Applicants who have an offer for a semi-skilled or unskilled job must submit a language test that is no more than two years old. You may take the IELTS general test, the Canadian English Language Proficiency Index Program (CELPIP) test or the Test d’evaluation de francais (TEF). If you take the IELTS, you need a minimum score of 3.5 in reading, 4.5 in listening and 4 in both writing and speaking. To see conversion levels for the CELPIP and TEF tests click here.
The definitions of managerial, skilled, semi-skilled and unskilled work are determined by the National Occupational Classification (NOC). If your job is is NOC C or D, you have to submit a language test. If it is NOC O, A or B, you do not. For example, an applicant with a job as a chef does not need to submit a language test but an applicant with a job offer as a waiter must submit a test. For an explanation of NOC, click here.
Newfoundland requires that you have enough money to settle in the province successfully, but it says each case is evaluated individually and there are no specific rules about how much money is required. Similar programs in other provinces require that a single applicant have $12,300.
Newfoundland does not charge an application fee for this program. The federal government charges $550 for your application, and additional fees for your partner or children. If your application is approved, you must pay $490 for the official documents. Other costs will vary depending on your circumstances. You may also have to pay different organizations for language testing, an evaluation of a foreign degree, translation of some documents, police certificates and a medical exam.
You must include your spouse or common-law partner and all your children under the age of 22. After you obtain permanent residence status, you may sponsor your parents and grandparents to move to Canada.
Newfoundland and Labrador joined Canada as the country’s 10th province in 1949. Newfoundland is a large island in the Atlantic Ocean. Labrador is triangle-shaped area of the mainland that reaches north into the Arctic. The province was originally the home of several groups of indigenous people, including the Mi’kmaq, Beothuk, Innu and Inuit. Vikings visited the island more than 1,000 years ago and Europeans began to settle in Newfoundland in the 1500s. The economy was built on fishing, mining and forestry but shifted with the discovery of oil and natural gas. The province has about 500,000 people. The capital, St. John’s, is one of the oldest cities in North America and has a reputation as a cradle of culture, with lively music and many artists.
More than 1,000 permanent residents landed in Newfoundland in 2015, including:
- 315 people from the Philippines
- 135 people from Syria
- 80 people from Eritrea
- 60 people from China and
- 50 people from India
Newfoundland is aggressively recruiting new immigrants to the province. It has increased its nominations dramatically in recent years and plans to introduce three new immigration programs for students, entrepreneurs and business investors.

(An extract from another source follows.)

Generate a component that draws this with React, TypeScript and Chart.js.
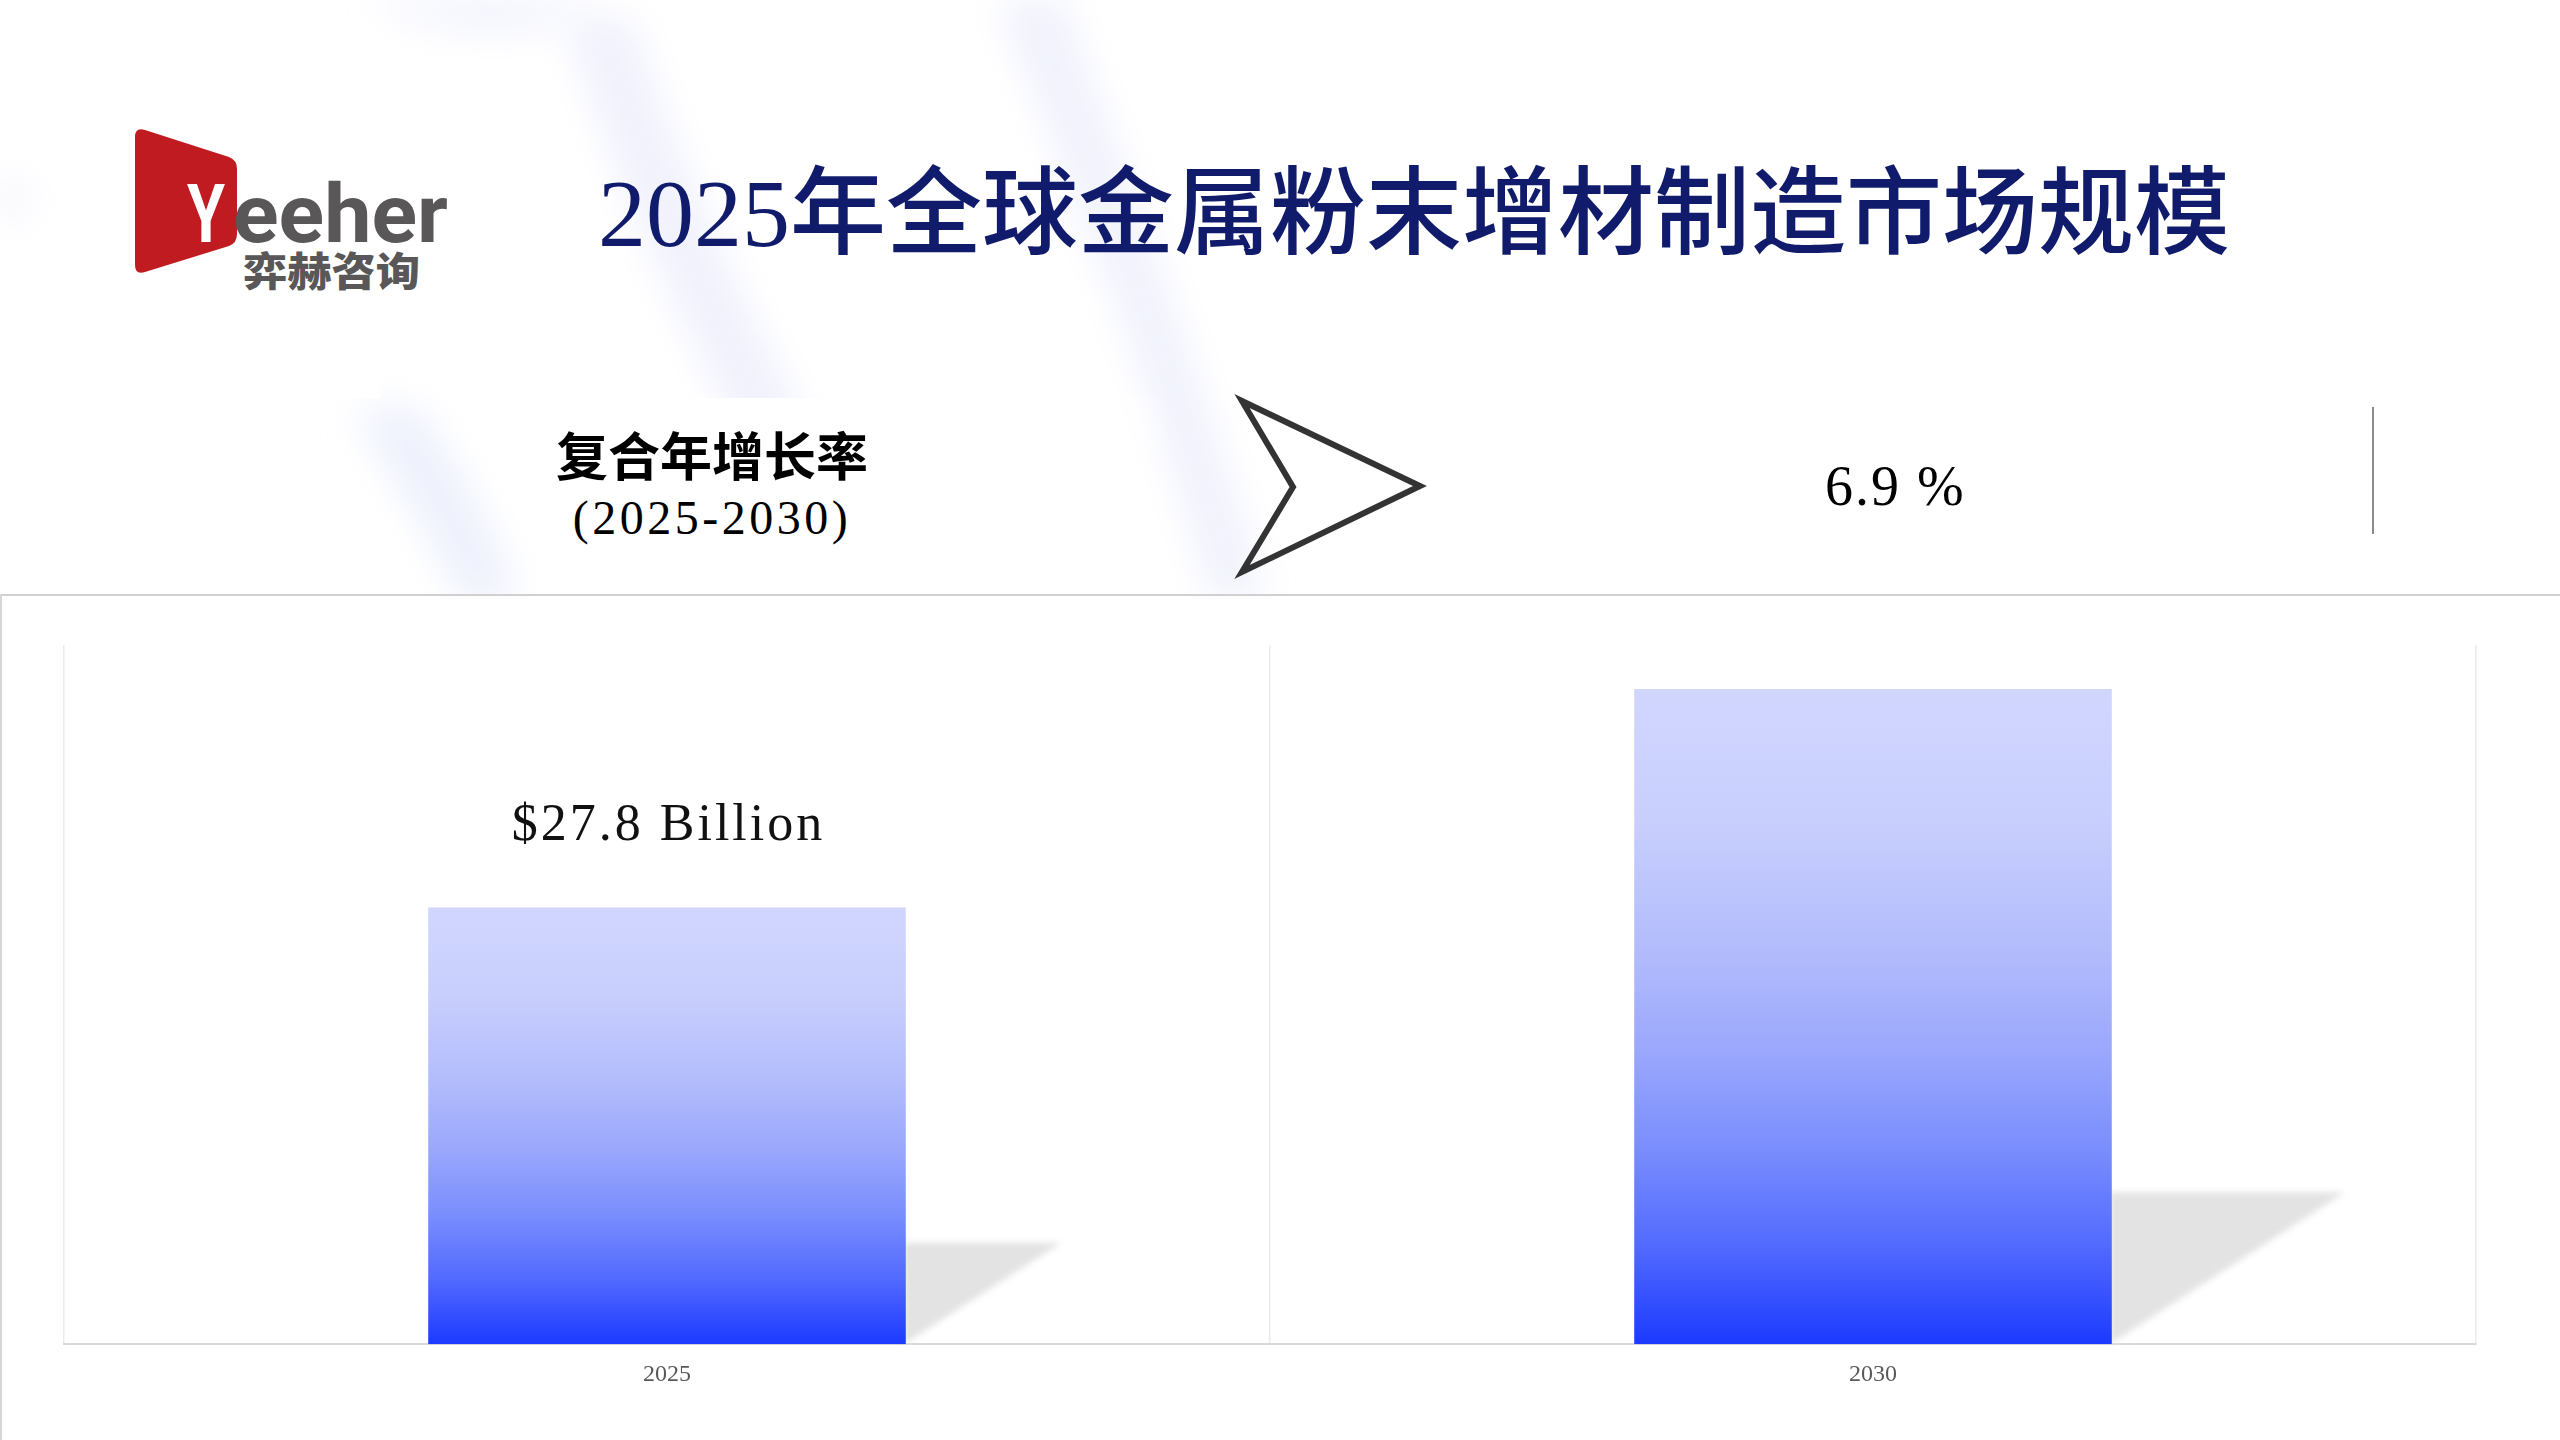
import React, { useEffect, useRef } from "react";
import { Chart, registerables } from "chart.js";

Chart.register(...registerables);

// ---- data ----
const years: string[] = ["2025", "2030"];
const marketValues: number[] = [27.8, 41.7];
const valueLabels: string[] = ["$27.8 Billion", "$41.7 Billion"];
const titleText = "2025年全球金属粉末增材制造市场规模";
const cagrLabel = "复合年增长率";
const cagrPeriod = "(2025-2030)";
const cagrValue = "6.9 %";
const yMax = 44.5;

const SERIF = "'Liberation Serif', 'Noto Sans CJK SC', serif";
const CJK = "'Noto Sans CJK SC', 'Liberation Serif', sans-serif";

const shadowPlugin = {
  id: "barShadow",
  beforeDatasetsDraw(chart: any) {
    const meta = chart.getDatasetMeta(0);
    const ctx = chart.ctx as CanvasRenderingContext2D;
    ctx.save();
    ctx.filter = "blur(3px)";
    ctx.fillStyle = "#e3e3e3";
    meta.data.forEach((el: any) => {
      const { x, y, base, width } = el.getProps(["x", "y", "base", "width"], true);
      const right = x + width / 2;
      const h = base - y;
      const topY = base - 0.232 * h;
      ctx.beginPath();
      ctx.moveTo(right - 2, topY);
      ctx.lineTo(right + 0.356 * h, topY);
      ctx.lineTo(right - 2, base);
      ctx.closePath();
      ctx.fill();
    });
    ctx.restore();
  },
};

const labelPlugin = {
  id: "barLabels",
  afterDatasetsDraw(chart: any) {
    const meta = chart.getDatasetMeta(0);
    const ctx = chart.ctx as CanvasRenderingContext2D;
    const area = chart.chartArea;
    ctx.save();
    ctx.beginPath();
    ctx.rect(area.left, area.top, area.right - area.left, area.bottom - area.top);
    ctx.clip();
    ctx.font = "52px 'Liberation Serif'";
    (ctx as any).letterSpacing = "3px";
    ctx.fillStyle = "#111111";
    ctx.textAlign = "center";
    ctx.textBaseline = "middle";
    meta.data.forEach((el: any, i: number) => {
      const { x, y } = el.getProps(["x", "y"], true);
      ctx.fillText(valueLabels[i], x + 1.5, y - 81);
    });
    ctx.restore();
  },
};

function BarChart() {
  const ref = useRef<HTMLCanvasElement | null>(null);
  useEffect(() => {
    if (!ref.current) return;
    const chart = new Chart(ref.current, {
      type: "bar",
      data: {
        labels: years,
        datasets: [
          {
            data: marketValues,
            backgroundColor: (c: any) => {
              const ch = c.chart;
              if (!ch.chartArea || !ch.scales.y) return "#8090ff";
              const ys = ch.scales.y;
              const v = marketValues[c.dataIndex] ?? 0;
              const top = ys.getPixelForValue(v);
              const bottom = ys.getPixelForValue(0);
              const g = ch.ctx.createLinearGradient(0, top, 0, bottom);
              g.addColorStop(0, "rgb(208,214,254)");
              g.addColorStop(0.2, "rgb(200,207,253)");
              g.addColorStop(0.4, "rgb(178,188,252)");
              g.addColorStop(0.55, "rgb(155,168,252)");
              g.addColorStop(0.7, "rgb(122,142,253)");
              g.addColorStop(0.85, "rgb(82,106,255)");
              g.addColorStop(1, "rgb(28,58,255)");
              return g;
            },
            borderWidth: 0,
            barPercentage: 0.396,
            categoryPercentage: 1,
          },
        ],
      },
      options: {
        responsive: false,
        animation: false,
        devicePixelRatio: 1,
        layout: { padding: { left: 64, right: 84, top: 49, bottom: 35 } },
        plugins: { legend: { display: false }, tooltip: { enabled: false } },
        scales: {
          x: {
            grid: { display: true, drawTicks: false, color: "#ececec", lineWidth: 1.5, offset: true },
            border: { display: true, color: "#dadada", width: 2 },
            ticks: {
              font: { family: "'Liberation Serif'", size: 24 },
              color: "#595959",
              padding: 16,
            },
          },
          y: { display: false, min: 0, max: yMax },
        },
      },
      plugins: [shadowPlugin, labelPlugin],
    });
    return () => chart.destroy();
  }, []);
  return <canvas ref={ref} width={2560} height={844} style={{ position: "absolute", left: 0, top: 596, width: 2560, height: 844 }} />;
}

export default function App() {
  return (
    <div style={{ position: "absolute", left: 0, top: 0, width: 2560, height: 1440, background: "#ffffff", overflow: "hidden" }}>
      {/* decorative background arcs */}
      <svg width={2560} height={600} style={{ position: "absolute", left: 0, top: 0 }}>
        <defs>
          <filter id="soft" x="-50%" y="-50%" width="200%" height="200%">
            <feGaussianBlur stdDeviation="20" />
          </filter>
          <linearGradient id="panelFade" x1="350" y1="0" x2="1170" y2="0" gradientUnits="userSpaceOnUse">
            <stop offset="0" stopColor="#ffffff" stopOpacity="1" />
            <stop offset="0.88" stopColor="#ffffff" stopOpacity="1" />
            <stop offset="1" stopColor="#ffffff" stopOpacity="0" />
          </linearGradient>
        </defs>
        <g filter="url(#soft)" fill="rgba(222,226,250,0.5)">
          <path d="M365,0 L590,0 C560,30 470,45 365,0 Z" />
          <path d="M570,20 C610,160 700,380 845,600 L900,600 C770,380 670,160 630,20 Z" />
          <path d="M1000,0 C1060,150 1140,330 1215,600 L1262,600 C1185,330 1110,150 1060,0 Z" />
          <path d="M0,180 L30,190 L25,212 L0,215 Z" />
        </g>
        <rect x={350} y={398} width={820} height={200} fill="url(#panelFade)" />
        <g filter="url(#soft)" fill="rgba(222,226,250,0.6)">
          <path d="M356,410 C400,480 440,540 464,600 L515,600 C490,530 450,460 415,410 Z" />
        </g>
        <rect x={330} y={376} width={50} height={22} fill="#ffffff" />
      </svg>

      {/* logo */}
      <svg width={500} height={320} style={{ position: "absolute", left: 0, top: 0 }}>
        <path d="M135,137 Q135,127 145,130 L229,157 Q237,160 237,169 L237,234 Q237,243 229,246 L145,272 Q135,275 135,265 Z" fill="#bf1b21" />
        <text x={187} y={242} fontFamily="Roboto" fontWeight={700} fontSize={82} fill="#ffffff" textLength={38} lengthAdjust="spacingAndGlyphs">Y</text>
        <text x={233} y={242} fontFamily="Roboto" fontWeight={700} fontSize={82} fill="#595757" textLength={215} lengthAdjust="spacingAndGlyphs">eeher</text>
        <text x={243} y={286} fontFamily="'Noto Sans CJK SC'" fontWeight={900} fontSize={40} fill="#595757" textLength={177} lengthAdjust="spacingAndGlyphs">弈赫咨询</text>
      </svg>

      {/* title */}
      <div style={{ position: "absolute", left: 598, top: 166, fontFamily: SERIF, fontSize: 96, lineHeight: 1, color: "#101b6c", whiteSpace: "nowrap", fontWeight: 500 }}>
        {titleText}
      </div>

      {/* CAGR block */}
      <div style={{ position: "absolute", left: 412, width: 600, top: 428, textAlign: "center", fontFamily: CJK, fontSize: 52, lineHeight: 1, color: "#000", fontWeight: 700, whiteSpace: "nowrap" }}>
        {cagrLabel}
      </div>
      <div style={{ position: "absolute", left: 412, width: 600, top: 494, textAlign: "center", fontFamily: SERIF, fontSize: 48, lineHeight: 1, letterSpacing: 3.5, color: "#000", whiteSpace: "nowrap" }}>
        {cagrPeriod}
      </div>
      <svg width={2560} height={600} style={{ position: "absolute", left: 0, top: 0 }}>
        <polygon points="1242,401 1420,486 1242,572 1293,487" fill="none" stroke="#333333" strokeWidth={6} strokeLinejoin="miter" />
      </svg>
      <div style={{ position: "absolute", left: 1825, top: 458, fontFamily: SERIF, fontSize: 56, lineHeight: 1, letterSpacing: 2, color: "#000", whiteSpace: "nowrap" }}>
        {cagrValue}
      </div>
      <div style={{ position: "absolute", left: 2372, top: 407, width: 2, height: 127, background: "#8a8a8a" }} />

      {/* chart card */}
      <div style={{ position: "absolute", left: 0, top: 594, width: 2560, height: 846, background: "#ffffff", borderTop: "2px solid #d0d0d0", boxSizing: "border-box" }} />
      <div style={{ position: "absolute", left: 0, top: 594, width: 2, height: 846, background: "#d6d6d6" }} />
      <BarChart />
    </div>
  );
}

About 16 per cent of all of the university students in Newfoundland and Labrador come from outside Canada. In the fall of 2016, statistics show that 2,386 international students were enrolled in Newfoundland and Labrador universities. The number of international students at Newfoundland and Labrador universities increased by 11 per cent in 2017, with 2,637 students enrolled that fall.
Many international students also attend elementary schools, high schools, colleges and language institutes. Federal statistics show that overall, 3,250 students from outside Canada held a permit to study in Newfoundland and Labrador in 2016. In that same year, 80 people who previously held study permits were approved for permanent residence. Another 40 former students were approved for permanent residence in the first nine months of 2017.
The province also plans to provide website information in several languages and it has promised to set up an online portal for applications.